MORE TRUE THAN THE TRUTH?

Some people abandon the teachings of the Church and fail to understand how a simple and devout person can have more worth than a philosopher who blasphemes without restraint. Heretics are like that.

Heretics are always wanting to find something more true than the truth. They are always choosing new and unreliable ways. Yet like the blind led by the blind, they will fall into the abyss of ignorance by their own fault.

The Church is like paradise on earth. ‘You may eat freely of the fruit of every tree in the garden,’ says the Spirit of God. In our case he means: Feed on the whole of Scripture, but do not do it with intellectual pride, and do not swallow the opinions of the heretics. They pretend to possess the knowledge of good and evil, but they are impiously elevating their own intelligence above their Creator.

Beware! By devouring the ideas of the heretics we banish ourselves from the paradise of life.

Irenaeus, Against Heresies, 5, 20 (Harvey II, p.379)

GOD DOES NOT NEED US, BUT HE LONGS

TO SHOWER US WITH GIFTS

God created Adam in the beginning, not because he needs the human race, but so that he might have a recipient of his generosity.

Moreover, God commanded us to follow Christ, not because he has any need of our service, but because he wants to give us salvation. To follow the saviour is to share in salvation, just as to follow the light is to gain the light.

People who ate in the light do not themselves provide the light but are illuminated and made bright by it; they do not contribute anything to it but, by being illuminated, they receive the benefit of the light.

Similarly, to serve God does not mean giving him any gift, nor has God any need of our service. On the contrary, it is he who gives to those who serve him life, immortality and eternal glory. He rewards those who serve him without deriving any benefit himself from their service: he is rich, he is perfect, he has no needs.

God requests human obedience so that his love and his pity may have an opportunity of doing good to those who serve him diligently. The less God has need of anything, the more human beings need to be united with him. Consequently, a human being's true glory is to persevere in the service of God.

Irenaeus, Against Heresies, 4, 25 (Harvey II, p.184)

IRENAEUS
GROWING UP IN THE WORD

‘Could not God make people perfect right at the begin­ning?’ someone may ask.

Take the example of a very small child. The mother can give her baby grown-up food, but the baby is still unable to take adult nourishment. Similarly, God could have given humanity perfection right at the beginning, but humanity could not have received it because it was only a child.
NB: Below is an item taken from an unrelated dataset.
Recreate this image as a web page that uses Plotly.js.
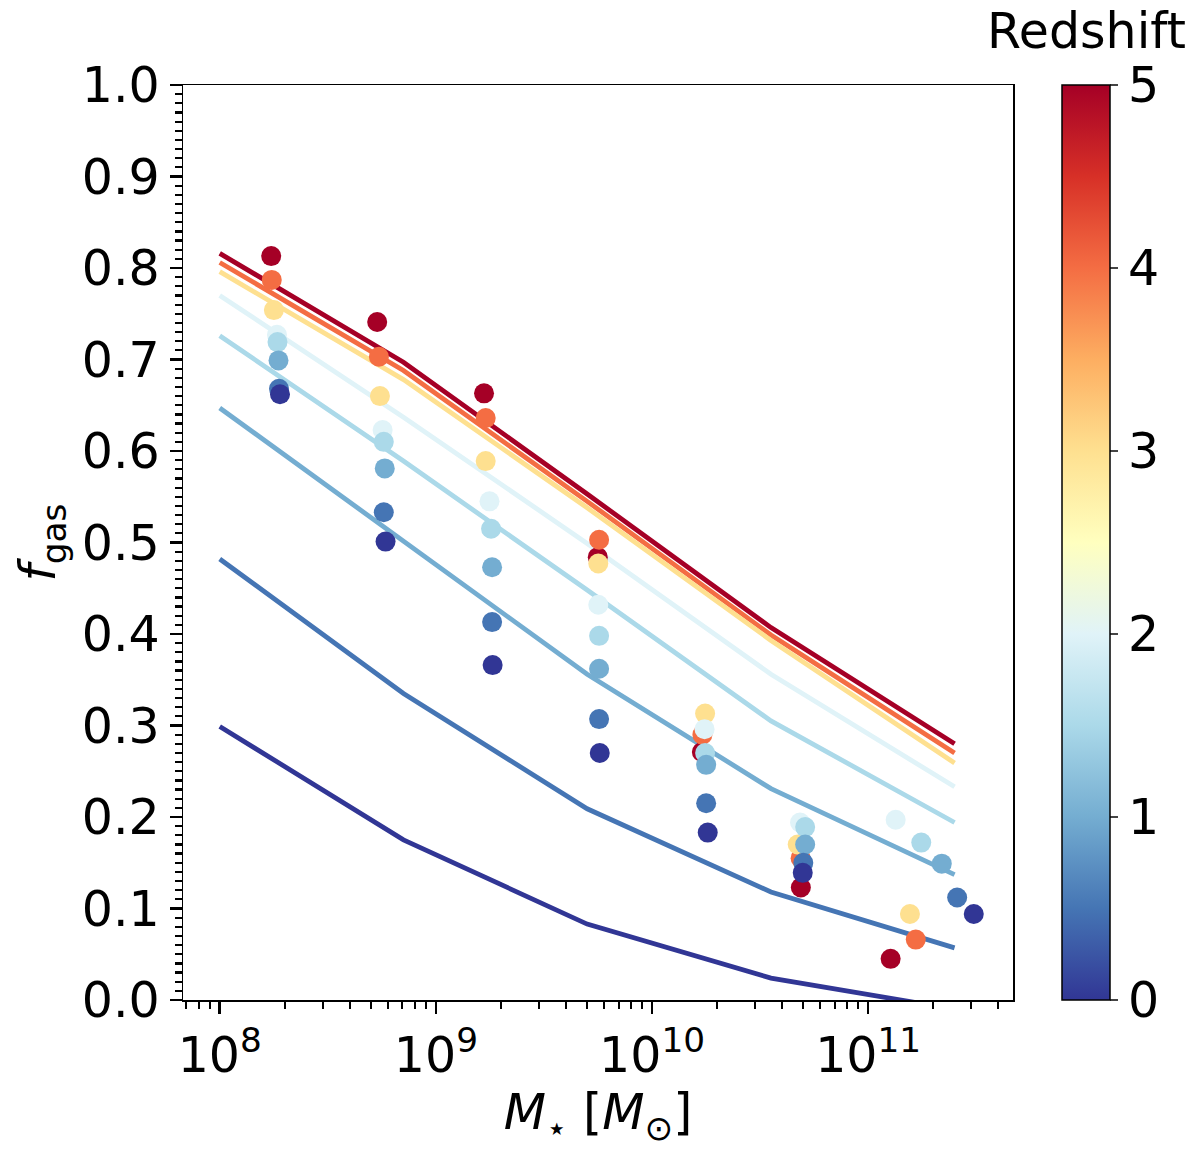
<!DOCTYPE html>
<html>
<head>
<meta charset="utf-8">
<script src="https://cdn.plot.ly/plotly-3.0.1.min.js"></script>
<style>
  body { margin: 0; background: #fff; }
  #chart { width: 1200px; height: 1151px; }
</style>
</head>
<body>
<div id="chart"></div>
<script>
// redshifts, drawn from high to low so z=0 ends up on top
var redshifts = [5, 4, 3, 2, 1.5, 1, 0.5, 0];

// model curves, sampled at these stellar masses
var lineMass = [1e8, 7.08e8, 5.01e9, 3.55e10, 2.51e11];
var lineZ5   = [0.816, 0.697, 0.553, 0.407, 0.280];
var lineZ4   = [0.806, 0.688, 0.545, 0.399, 0.270];
var lineZ3   = [0.796, 0.678, 0.538, 0.393, 0.259];
var lineZ2   = [0.770, 0.637, 0.499, 0.356, 0.233];
var lineZ1p5 = [0.726, 0.589, 0.448, 0.305, 0.194];
var lineZ1   = [0.647, 0.502, 0.356, 0.231, 0.137];
var lineZ0p5 = [0.482, 0.335, 0.209, 0.118, 0.057];
var lineZ0   = [0.299, 0.175, 0.083, 0.024, -0.010];

// binned simulation points (mass, fgas) per redshift
var massZ5   = [1.73e8, 5.35e8, 1.67e9, 5.61e9, 1.70e10, 4.88e10, 1.27e11];
var fgasZ5   = [0.813, 0.741, 0.663, 0.484, 0.271, 0.123, 0.045];
var massZ4   = [1.74e8, 5.45e8, 1.70e9, 5.69e9, 1.71e10, 4.87e10, 1.66e11];
var fgasZ4   = [0.787, 0.703, 0.636, 0.503, 0.290, 0.155, 0.066];
var massZ3   = [1.78e8, 5.51e8, 1.70e9, 5.64e9, 1.76e10, 4.72e10, 1.56e11];
var fgasZ3   = [0.754, 0.660, 0.589, 0.477, 0.313, 0.170, 0.094];
var massZ2   = [1.84e8, 5.67e8, 1.77e9, 5.64e9, 1.75e10, 4.84e10, 1.34e11];
var fgasZ2   = [0.727, 0.623, 0.545, 0.432, 0.296, 0.194, 0.197];
var massZ1p5 = [1.85e8, 5.74e8, 1.80e9, 5.69e9, 1.76e10, 5.11e10, 1.76e11];
var fgasZ1p5 = [0.719, 0.610, 0.515, 0.398, 0.270, 0.189, 0.172];
var massZ1   = [1.87e8, 5.80e8, 1.82e9, 5.69e9, 1.78e10, 5.11e10, 2.19e11];
var fgasZ1   = [0.699, 0.581, 0.473, 0.362, 0.257, 0.170, 0.149];
var massZ0p5 = [1.88e8, 5.74e8, 1.82e9, 5.69e9, 1.78e10, 5.01e10, 2.58e11];
var fgasZ0p5 = [0.668, 0.533, 0.413, 0.307, 0.215, 0.150, 0.112];
var massZ0   = [1.90e8, 5.85e8, 1.83e9, 5.73e9, 1.81e10, 4.98e10, 3.08e11];
var fgasZ0   = [0.662, 0.501, 0.366, 0.270, 0.183, 0.139, 0.094];

var lineSets = [lineZ5, lineZ4, lineZ3, lineZ2, lineZ1p5, lineZ1, lineZ0p5, lineZ0];
var massSets = [massZ5, massZ4, massZ3, massZ2, massZ1p5, massZ1, massZ0p5, massZ0];
var fgasSets = [fgasZ5, fgasZ4, fgasZ3, fgasZ2, fgasZ1p5, fgasZ1, fgasZ0p5, fgasZ0];

var xTickVals = [1e8, 1e9, 1e10, 1e11];
var xTickText = ['10<sup>8</sup>', '10<sup>9</sup>', '10<sup>10</sup>', '10<sup>11</sup>'];
var cbTickVals = [0, 1, 2, 3, 4, 5];

// matplotlib RdYlBu_r
var rdylbu_r = [
  [0.0, '#313695'], [0.1, '#4575b4'], [0.2, '#74add1'], [0.3, '#abd9e9'],
  [0.4, '#e0f3f8'], [0.5, '#ffffbf'], [0.6, '#fee090'], [0.7, '#fdae61'],
  [0.8, '#f46d43'], [0.9, '#d73027'], [1.0, '#a50026']
];
var zMin = 0, zMax = 5;

function hex2rgb(h) {
  return [parseInt(h.substr(1, 2), 16), parseInt(h.substr(3, 2), 16), parseInt(h.substr(5, 2), 16)];
}
function zColor(z) {
  var t = (z - zMin) / (zMax - zMin);
  for (var i = 1; i < rdylbu_r.length; i++) {
    if (t <= rdylbu_r[i][0]) {
      var a = rdylbu_r[i - 1], b = rdylbu_r[i];
      var f = (t - a[0]) / (b[0] - a[0]);
      var ca = hex2rgb(a[1]), cb = hex2rgb(b[1]);
      return 'rgb(' + ca.map(function (v, k) { return Math.round(v + f * (cb[k] - v)); }).join(',') + ')';
    }
  }
  return rdylbu_r[rdylbu_r.length - 1][1];
}

var FS = 49;
var data = [];

for (var i = 0; i < redshifts.length; i++) {
  data.push({
    type: 'scatter',
    mode: 'lines',
    x: lineMass,
    y: lineSets[i],
    line: {color: zColor(redshifts[i]), width: 4.8},
    hoverinfo: 'skip',
    showlegend: false
  });
}

// all points in one trace so one colorbar, high z drawn first
var px = [], py = [], pc = [];
for (var j = 0; j < redshifts.length; j++) {
  for (var k = 0; k < massSets[j].length; k++) {
    px.push(massSets[j][k]);
    py.push(fgasSets[j][k]);
    pc.push(redshifts[j]);
  }
}

data.push({
  type: 'scatter',
  mode: 'markers',
  x: px,
  y: py,
  showlegend: false,
  marker: {
    size: 20,
    color: pc,
    colorscale: rdylbu_r,
    cmin: zMin,
    cmax: zMax,
    line: {width: 0},
    showscale: true,
    colorbar: {
      x: 1.059,
      xanchor: 'left',
      y: 0.5,
      yanchor: 'middle',
      len: 1,
      thickness: 48,
      xpad: 0,
      ypad: 0,
      outlinewidth: 1.5,
      outlinecolor: '#000',
      ticks: 'outside',
      ticklen: 8,
      tickwidth: 1.5,
      tickmode: 'array',
      tickvals: cbTickVals,
      tickfont: {size: FS, color: '#000'}
    }
  }
});

// minor log ticks 2..9 per decade
var minorX = [];
for (var d = 7; d <= 11; d++) {
  for (var m = 2; m <= 9; m++) minorX.push(m * Math.pow(10, d));
}

var layout = {
  width: 1200,
  height: 1151,
  margin: {l: 183, r: 187, t: 85, b: 151},
  paper_bgcolor: '#fff',
  plot_bgcolor: '#fff',
  font: {family: 'DejaVu Sans', color: '#000', size: FS},
  xaxis: {
    type: 'log',
    range: [7.83, 11.67],
    tickmode: 'array',
    tickvals: xTickVals,
    ticktext: xTickText,
    ticks: 'outside',
    ticklen: 12,
    tickwidth: 2.5,
    tickcolor: '#000',
    minor: {tickmode: 'array', tickvals: minorX, ticks: 'outside', ticklen: 7, tickwidth: 2, tickcolor: '#000'},
    showgrid: false,
    zeroline: false,
    showline: true,
    linecolor: '#000',
    linewidth: 1.5,
    mirror: true,
    tickfont: {size: FS},
    title: {text: '<i>M</i><sub>⋆</sub> [<i>M</i><sub>⊙</sub>]', font: {size: FS}, standoff: 8}
  },
  yaxis: {
    range: [0, 1],
    tickmode: 'linear',
    tick0: 0,
    dtick: 0.1,
    tickformat: '.1f',
    ticks: 'outside',
    ticklen: 12,
    tickwidth: 2.5,
    tickcolor: '#000',
    minor: {dtick: 0.01, ticks: 'outside', ticklen: 7, tickwidth: 2.2, tickcolor: '#000'},
    showgrid: false,
    zeroline: false,
    showline: true,
    linecolor: '#000',
    linewidth: 1.5,
    mirror: true,
    tickfont: {size: FS},
    title: {text: '<i>f</i><sub>gas</sub>', font: {size: FS}, standoff: 10}
  },
  annotations: [{
    text: 'Redshift',
    xref: 'paper', yref: 'paper',
    x: 1.089, y: 1.059,
    xanchor: 'center', yanchor: 'middle',
    showarrow: false,
    font: {size: FS, color: '#000'}
  }]
};

Plotly.newPlot('chart', data, layout, {displayModeBar: false, staticPlot: true});
</script>
</body>
</html>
For that reason Our Lord, who sums up all things in himself, when he came on earth in these last days, came not in the full glory which he could have done, but in a form we could see. Certainly, he could have come in his imperishable glory, but we should not have been able to bear the greatness of his majesty.

Therefore, like giving milk to infants, the perfect Bread of the Father revealed himself to us on earth in human form, so that we might be nourished by his Word like babes at the breast and so by degrees become strong enough to digest the whole Word of God.